North of Jewfish Creek
Dear Friend & Subscriber,
I owe many of you a big apology.
A short time ago, I wrote a one-page newsletter
that appeared in an envelope icon titled "The Shortest [And
Most Valuable] Newsletter Gary Halbert Has Ever Written!"
Inside that envelope there was a message that said I had a great
website secret which I didn't want to transmit over the Internet.
I said if any of my readers wanted to know this secret, they
had to send me their "snail mail" address... and... I, in return,
would send them "the secret" by snail mail.
Well, it saddens me to say, I am unable to do
just that. You see, so many thousands of readers sent me their
snail mail addresses, I couldn't keep up with the sheer volume.
I was able to mail out a few hundred but, so many readers continued
sending me their snail mail addresses, it's not humanly possible
for me to keep up with this project.
As I've written before, Theresa's #1 priority
has switched from taking care of me and our business to taking
care of her terminally-ill father. Under those trying conditions,
I couldn't possibly ask her to get this mailing out.
I swear to you, I was not trying to "trick"
anyone into sending me their snail mail address. I also swear
to you, if you were one of my readers who sent me their snail
mail address, I am keeping it under lock and key and will never
make it available to anyone.
But don't despair. Just because I can't send you
this secret through snail mail, does NOT mean I am not going
to hold up to my promise and share the secret with you. I am
going to "give it up" but through anothermeans. Because
of everything we're going through, I have no choice but to post
this secret on my website.
Now, by the time you read this e-mail, the secret
may not yet be posted. But, it very soon will be.
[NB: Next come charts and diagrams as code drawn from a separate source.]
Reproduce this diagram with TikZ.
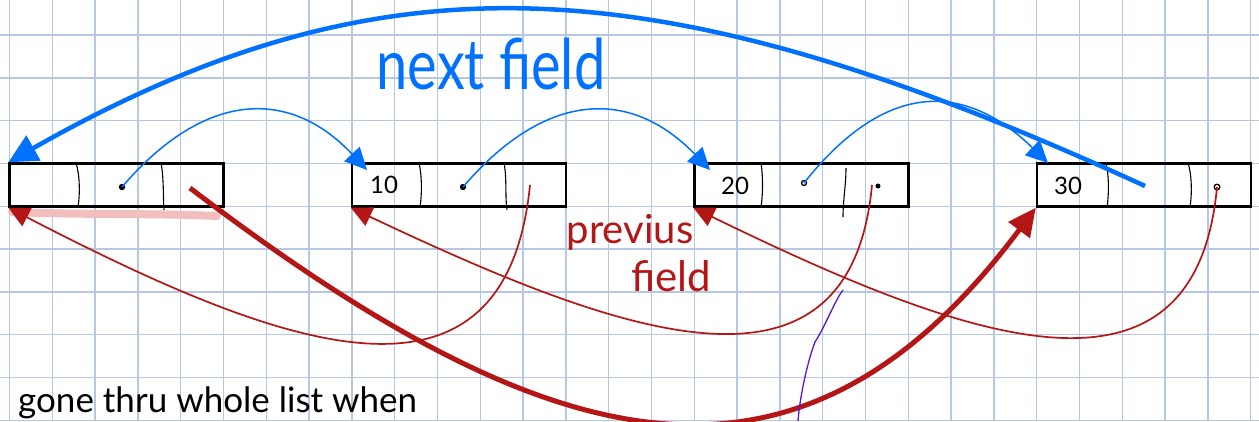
\documentclass[tikz,border=0pt]{standalone}
\usepackage{fontspec}
\setmainfont{Lato}
\usetikzlibrary{arrows.meta}
\definecolor{gridc}{RGB}{182,199,226}
\definecolor{pblue}{RGB}{0,112,255}
\definecolor{pred}{RGB}{180,22,22}
\definecolor{ppink}{RGB}{242,190,190}
\definecolor{ppurple}{RGB}{90,20,220}
\begin{document}
\begin{tikzpicture}[x=1pt,y=-1pt,
  box/.style={draw=black, line width=2.4pt, minimum width=214pt, minimum height=43pt, inner sep=0pt},
  divider/.style={draw=black, line width=1.1pt},
  gridline/.style={draw=gridc, line width=1.5pt},
  bluethin/.style={draw=pblue, line width=1.5pt, -{Triangle[length=22pt,width=21pt]}},
  bluethick/.style={draw=pblue, line width=4.5pt, -{Triangle[length=29pt,width=28pt]}},
  redthin/.style={draw=pred, line width=1.7pt, -{Triangle[length=21pt,width=20pt]}},
  redthick/.style={draw=pred, line width=5pt, -{Triangle[length=28pt,width=26pt]}},
  numtext/.style={font=\fontsize{24}{24}\selectfont, inner sep=0pt}
]
\useasboundingbox (0,0) rectangle (1259,421);
\fill[white] (0,0) rectangle (1259,421);
% grid
\foreach \i in {0,...,29} \draw[gridline] ({9.5+42.8*\i},0) -- ({9.5+42.8*\i},421);
\foreach \k in {-6,...,3} \draw[gridline] (0,{163.5-42.8*\k}) -- (1259,{163.5-42.8*\k});
% pink highlight
\draw[ppink, line width=8pt, line cap=round] (12,212) .. controls (80,215) and (150,213) .. (217,216);
% boxes
\node[box] (b1) at (116.5,185) {};
\node[box] (b2) at (459,185) {};
\node[box] (b3) at (801.5,185) {};
\node[box] (b4) at (1144,185) {};
% dividers
\draw[divider] (76,163) .. controls (80,175) and (80,195) .. (78,207);
\draw[divider] (161,163) .. controls (164,178) and (163,198) .. (164,210);
\draw[divider] (419,163) .. controls (422,175) and (422,195) .. (420,207);
\draw[divider] (504,163) .. controls (507,178) and (505,198) .. (507,210);
\draw[divider] (761,163) .. controls (763,175) and (763,195) .. (761,207);
\draw[divider] (846,168) .. controls (846,185) and (843,200) .. (843,217);
\draw[divider] (1106,163) .. controls (1109,175) and (1109,195) .. (1107,207);
\draw[divider] (1188,163) .. controls (1192,175) and (1192,195) .. (1190,207);
% numbers
\node[numtext] (n10) at (384,185) {10};
\node[numtext] (n20) at (735,186) {20};
\node[numtext] (n30) at (1068,186) {30};
% pointer dots and anchors
\coordinate (d1) at (122,187);
\coordinate (d2) at (463,187);
\coordinate (d3) at (804,183);
\coordinate (t2) at (367,170);
\coordinate (t3) at (710,170);
\coordinate (t4) at (1048,163);
\coordinate (s4) at (1145,186);
\coordinate (r2) at (530,185);
\coordinate (r3) at (872,185);
\coordinate (r4) at (1217,187);
\coordinate (q1) at (190,188);
\fill (d1) circle (3.2pt);
\fill (d2) circle (3.2pt);
\draw[line width=1.3pt] (d3) circle (2.5pt);
\fill (878,186) circle (2.5pt);
\draw[line width=1.3pt] (r4) circle (2.8pt);
% next arrows (blue)
\draw[bluethin] (d1) .. controls (205,90) and (290,88) .. (t2);
\draw[bluethin] (d2) .. controls (546,90) and (631,88) .. (t3);
\draw[bluethin] (d3) .. controls (884,82) and (963,80) .. (t4);
\draw[bluethick] (s4) .. controls (661,-36) and (386,-52) .. (b1.north west);
% previous arrows (red)
\draw[redthin] (r2) .. controls (505,435) and (276,346) .. (b1.south west);
\draw[redthin] (r3) .. controls (850,420) and (620,335) .. (b2.south west);
\draw[redthin] (r4) .. controls (1195,425) and (965,340) .. (b3.south west);
\draw[redthick] (q1) .. controls (550,462) and (797,527) .. (b4.south west);
% purple stroke
\draw[ppurple, line width=1.3pt] (843,290) .. controls (835,300) and (826,325) .. (815,342) .. controls (808,360) and (800,395) .. (798,421);
% labels
\node[text=pblue, font=\fontsize{56}{56}\selectfont, yscale=1.25, inner sep=0pt] (nf) at (491,64) {next field};
\node[text=pred, font=\fontsize{40}{40}\selectfont, inner sep=0pt] (pv) at (630,232) {previus};
\node[text=pred, font=\fontsize{42}{42}\selectfont, inner sep=0pt] (fd) at (671,276) {field};
\node[font=\fontsize{35}{35}\selectfont, anchor=base west, inner sep=0pt] (gone) at (18,412) {gone thru whole list when};
\end{tikzpicture}
\end{document}
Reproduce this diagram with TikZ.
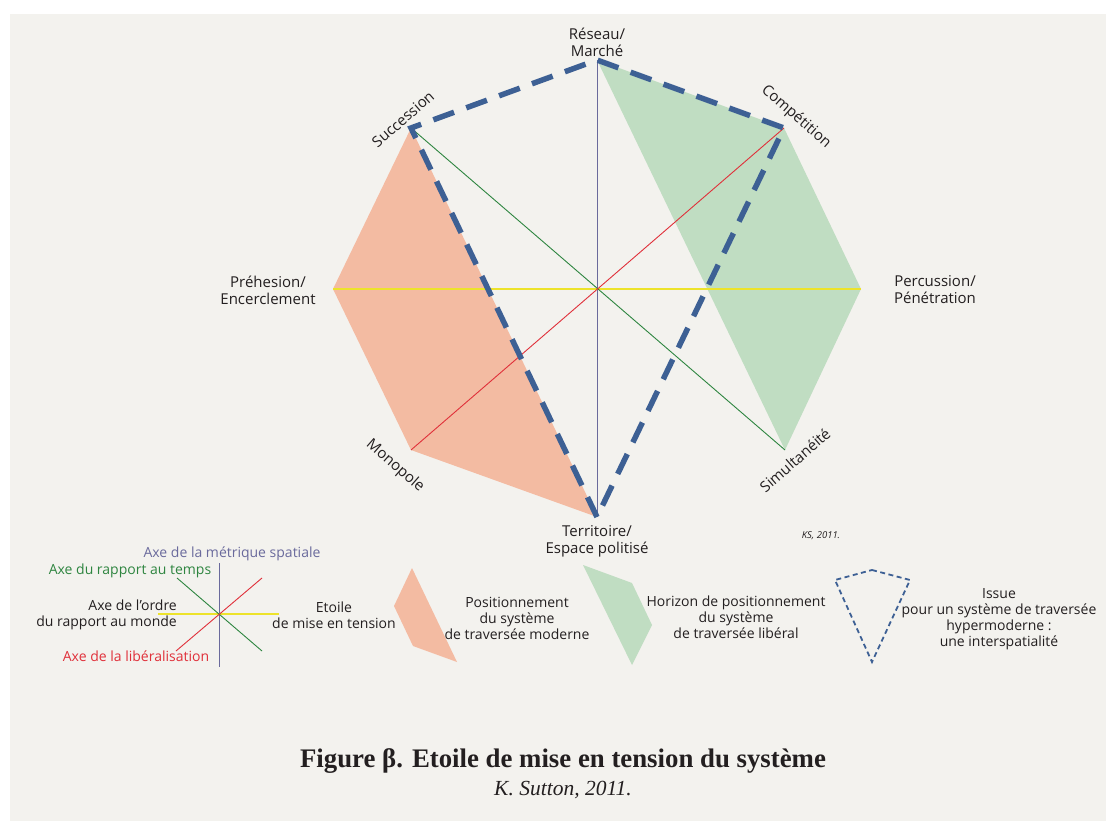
\documentclass[tikz,border=0pt]{standalone}
\usepackage{fontspec}
\setmainfont{Open Sans}
\newfontfamily\titlefont{Liberation Serif}
\usetikzlibrary{positioning}

\definecolor{fond}{HTML}{F3F2EE}
\definecolor{saumon}{HTML}{F3BBA2}
\definecolor{vertpale}{HTML}{C0DDC2}
\definecolor{bleuissue}{HTML}{3D6094}
\definecolor{axemetrique}{HTML}{6A6A9C}
\definecolor{axetemps}{HTML}{2E8540}
\definecolor{axeliber}{HTML}{E0303A}
\definecolor{axeordre}{HTML}{EDE32A}
\definecolor{texte}{HTML}{231F20}

\tikzset{
  pole/.style={text=texte, font=\fontsize{15}{17}\selectfont, align=center, inner sep=0pt},
  legende/.style={text=texte, font=\fontsize{14}{16}\selectfont, align=center, inner sep=0pt},
  axe/.style={line width=0.9pt},
  issue/.style={bleuissue, line width=5.5pt, dash pattern=on 22pt off 13pt},
  issuepetit/.style={bleuissue, line width=1.8pt, dash pattern=on 5pt off 3.5pt}
}

\begin{document}
\begin{tikzpicture}[x=1pt,y=-1pt]
\useasboundingbox (0,0) rectangle (1106,821);
\fill[white] (0,0) rectangle (1106,821);
\fill[fond] (10,14) rectangle (1106,821);

% Poles of the star
\coordinate (centre) at (597,289);
\coordinate (reseau) at (597,60);
\coordinate (territoire) at (597,517);
\coordinate (prehesion) at (333,289);
\coordinate (percussion) at (861,289);
\coordinate (succession) at (411,128);
\coordinate (competition) at (784,128);
\coordinate (monopole) at (411,450);
\coordinate (simultaneite) at (785,450);

% Positionings
\fill[saumon] (succession) -- (prehesion) -- (monopole) -- (territoire) -- cycle;
\fill[vertpale] (reseau) -- (competition) -- (percussion) -- (simultaneite) -- cycle;

% Axes
\draw[axe, axemetrique] (reseau) -- (territoire);
\draw[axe, axeordre, line width=1.2pt] (prehesion) -- (percussion);
\draw[axe, axetemps] (succession) -- (simultaneite);
\draw[axe, axeliber] (monopole) -- (competition);

% Issue
\draw[issue] (territoire) -- (succession) -- (reseau) -- (competition) -- cycle;

% Labels of the poles
\node[pole] (lreseau) at (597,42) {Réseau/\\Marché};
\node[pole] (lterritoire) at (597,541) {Territoire/\\Espace politisé};
\node[pole] (lprehesion) at (268,290) {Préhesion/\\Encerclement};
\node[pole] (lpercussion) at (935,290) {Percussion/\\Pénétration};
\node[pole, rotate=41] (lsuccession) at (403,119) {Succession};
\node[pole, rotate=-41] (lcompetition) at (796,117) {Compétition};
\node[pole, rotate=-41] (lmonopole) at (395,466) {Monopole};
\node[pole, rotate=41] (lsimultaneite) at (795,460) {Simultanéité};
\node[pole, font=\itshape\fontsize{9.5}{10}\selectfont] (ks) at (821,536) {KS, 2011.};

% Legend: axes
\coordinate (lc) at (219,614);
\draw[axe, axemetrique] (219,563) -- (219,667);
\draw[axe, axeordre, line width=1.2pt] (158,614) -- (279,614);
\draw[axe, axetemps] (177,578) -- (262,651);
\draw[axe, axeliber] (262,578) -- (176,651);
\node[legende, text=axemetrique] (lmetrique) at (232,554) {Axe de la métrique spatiale};
\node[legende, text=axetemps] (ltemps) at (130,571) {Axe du rapport au temps};
\node[legende, align=right, anchor=east] (lordre) at (177,615) {Axe de l’ordre\\du rapport au monde};
\node[legende, text=axeliber] (lliber) at (136,656) {Axe de la libéralisation};
\node[legende] (letoile) at (334,615) {Etoile\\de mise en tension};

% Legend: shapes
\fill[saumon] (412,568) -- (394,606) -- (413,646) -- (457,662) -- cycle;
\node[legende] (lmoderne) at (517,618) {Positionnement\\du système\\de traversée moderne};
\fill[vertpale] (583,565) -- (632,583) -- (652,625) -- (632,665) -- cycle;
\node[legende] (lliberal) at (736,617) {Horizon de positionnement\\du système\\de traversée libéral};
\draw[issuepetit] (872,570) -- (910,580) -- (872,662) -- (835,580) -- cycle;
\node[legende] (lhyper) at (999,619) {Issue\\pour un système de traversée\\hypermoderne :\\une interspatialité};

% Caption
\node[inner sep=0pt, font=\titlefont\bfseries\fontsize{26.8}{30}\selectfont, text=texte] (titre) at (563,761) {Figure β. Etoile de mise en tension du système};
\node[inner sep=0pt, font=\titlefont\itshape\fontsize{21.5}{24}\selectfont, text=texte, below=7pt of titre] (auteur) {K. Sutton, 2011.};
\end{tikzpicture}
\end{document}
And there is something I must tell you in this
e-mail which I should have explained along with the secret.
I should have also told you to use this secret between New Year's
Day and Thanksgiving Day. After Thanksgiving, the U.S. Postal
Service is so clogged with mail, no savvy marketers would dream
of using snail mail during this period of time. But, for the
other 11 months of the year, this secret is enormously
Once again, please accept my profound apologies.
But, right now, trying to keep up with everything without "My
Theresa" by my side... makes me feel like a one-legged
man in an ass-kicking contest.
Gary C. Halbert
This apology will also appear also on my website.